Data lines »
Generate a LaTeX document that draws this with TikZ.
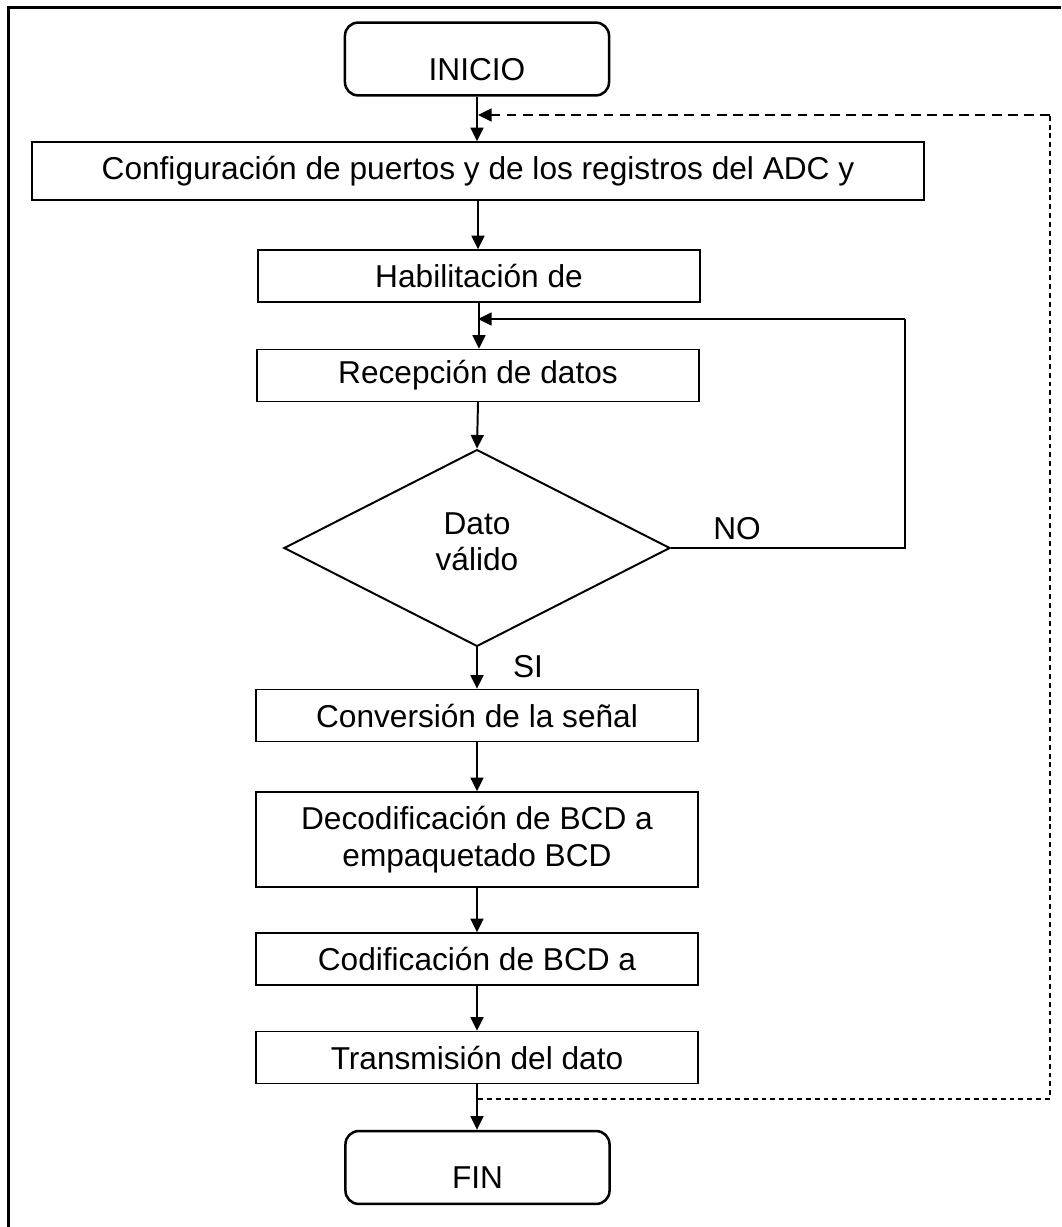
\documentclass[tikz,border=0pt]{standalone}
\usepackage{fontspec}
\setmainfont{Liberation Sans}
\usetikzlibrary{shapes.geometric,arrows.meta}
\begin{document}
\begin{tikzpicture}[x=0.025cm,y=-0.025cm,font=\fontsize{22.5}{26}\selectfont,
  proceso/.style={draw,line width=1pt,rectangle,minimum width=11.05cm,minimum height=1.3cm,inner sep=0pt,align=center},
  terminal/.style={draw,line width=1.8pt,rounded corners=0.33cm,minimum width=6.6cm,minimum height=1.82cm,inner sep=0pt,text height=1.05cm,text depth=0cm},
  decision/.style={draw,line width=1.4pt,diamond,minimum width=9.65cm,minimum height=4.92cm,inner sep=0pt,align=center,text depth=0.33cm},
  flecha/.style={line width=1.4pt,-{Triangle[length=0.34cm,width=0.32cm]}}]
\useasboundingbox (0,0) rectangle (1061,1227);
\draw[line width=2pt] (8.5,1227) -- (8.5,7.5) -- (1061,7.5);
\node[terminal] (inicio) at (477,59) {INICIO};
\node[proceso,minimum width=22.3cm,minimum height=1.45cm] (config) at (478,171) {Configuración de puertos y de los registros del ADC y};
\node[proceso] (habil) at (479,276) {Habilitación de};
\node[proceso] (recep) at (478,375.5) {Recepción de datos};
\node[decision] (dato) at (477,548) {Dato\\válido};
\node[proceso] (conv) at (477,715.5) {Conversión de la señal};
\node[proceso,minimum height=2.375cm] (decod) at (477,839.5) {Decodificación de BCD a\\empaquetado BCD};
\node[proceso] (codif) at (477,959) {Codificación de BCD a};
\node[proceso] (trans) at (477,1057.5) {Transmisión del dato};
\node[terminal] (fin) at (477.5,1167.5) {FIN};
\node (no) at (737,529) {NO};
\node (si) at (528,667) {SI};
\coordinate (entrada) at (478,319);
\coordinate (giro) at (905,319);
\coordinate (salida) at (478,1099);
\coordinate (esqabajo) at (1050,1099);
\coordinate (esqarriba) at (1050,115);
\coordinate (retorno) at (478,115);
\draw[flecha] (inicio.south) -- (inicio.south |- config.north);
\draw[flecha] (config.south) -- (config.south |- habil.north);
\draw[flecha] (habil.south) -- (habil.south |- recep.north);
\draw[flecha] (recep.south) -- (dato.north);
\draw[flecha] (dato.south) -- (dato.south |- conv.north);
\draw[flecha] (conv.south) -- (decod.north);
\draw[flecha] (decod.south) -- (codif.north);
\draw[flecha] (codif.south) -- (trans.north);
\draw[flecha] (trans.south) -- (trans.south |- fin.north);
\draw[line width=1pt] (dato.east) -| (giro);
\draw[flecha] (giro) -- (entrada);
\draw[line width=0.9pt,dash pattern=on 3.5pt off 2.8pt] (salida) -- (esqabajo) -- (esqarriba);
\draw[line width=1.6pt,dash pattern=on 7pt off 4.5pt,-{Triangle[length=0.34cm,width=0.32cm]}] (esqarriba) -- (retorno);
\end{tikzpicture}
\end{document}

Problem details » Repeat the material above in full and exactly, apart from the pictures.

Result of the exercise »
Generate a LaTeX document that draws this with TikZ.
\documentclass[tikz,border=0pt]{standalone}
\usepackage{fontspec}
\setmainfont{Liberation Sans}
\usetikzlibrary{shapes.geometric,arrows.meta}
\begin{document}
\begin{tikzpicture}[x=0.025cm,y=-0.025cm,font=\fontsize{22.5}{26}\selectfont,
  proceso/.style={draw,line width=1pt,rectangle,minimum width=11.05cm,minimum height=1.3cm,inner sep=0pt,align=center},
  terminal/.style={draw,line width=1.8pt,rounded corners=0.33cm,minimum width=6.6cm,minimum height=1.82cm,inner sep=0pt,text height=1.05cm,text depth=0cm},
  decision/.style={draw,line width=1.4pt,diamond,minimum width=9.65cm,minimum height=4.92cm,inner sep=0pt,align=center,text depth=0.33cm},
  flecha/.style={line width=1.4pt,-{Triangle[length=0.34cm,width=0.32cm]}}]
\useasboundingbox (0,0) rectangle (1061,1227);
\draw[line width=2pt] (8.5,1227) -- (8.5,7.5) -- (1061,7.5);
\node[terminal] (inicio) at (477,59) {INICIO};
\node[proceso,minimum width=22.3cm,minimum height=1.45cm] (config) at (478,171) {Configuración de puertos y de los registros del ADC y};
\node[proceso] (habil) at (479,276) {Habilitación de};
\node[proceso] (recep) at (478,375.5) {Recepción de datos};
\node[decision] (dato) at (477,548) {Dato\\válido};
\node[proceso] (conv) at (477,715.5) {Conversión de la señal};
\node[proceso,minimum height=2.375cm] (decod) at (477,839.5) {Decodificación de BCD a\\empaquetado BCD};
\node[proceso] (codif) at (477,959) {Codificación de BCD a};
\node[proceso] (trans) at (477,1057.5) {Transmisión del dato};
\node[terminal] (fin) at (477.5,1167.5) {FIN};
\node (no) at (737,529) {NO};
\node (si) at (528,667) {SI};
\coordinate (entrada) at (478,319);
\coordinate (giro) at (905,319);
\coordinate (salida) at (478,1099);
\coordinate (esqabajo) at (1050,1099);
\coordinate (esqarriba) at (1050,115);
\coordinate (retorno) at (478,115);
\draw[flecha] (inicio.south) -- (inicio.south |- config.north);
\draw[flecha] (config.south) -- (config.south |- habil.north);
\draw[flecha] (habil.south) -- (habil.south |- recep.north);
\draw[flecha] (recep.south) -- (dato.north);
\draw[flecha] (dato.south) -- (dato.south |- conv.north);
\draw[flecha] (conv.south) -- (decod.north);
\draw[flecha] (decod.south) -- (codif.north);
\draw[flecha] (codif.south) -- (trans.north);
\draw[flecha] (trans.south) -- (trans.south |- fin.north);
\draw[line width=1pt] (dato.east) -| (giro);
\draw[flecha] (giro) -- (entrada);
\draw[line width=0.9pt,dash pattern=on 3.5pt off 2.8pt] (salida) -- (esqabajo) -- (esqarriba);
\draw[line width=1.6pt,dash pattern=on 7pt off 4.5pt,-{Triangle[length=0.34cm,width=0.32cm]}] (esqarriba) -- (retorno);
\end{tikzpicture}
\end{document}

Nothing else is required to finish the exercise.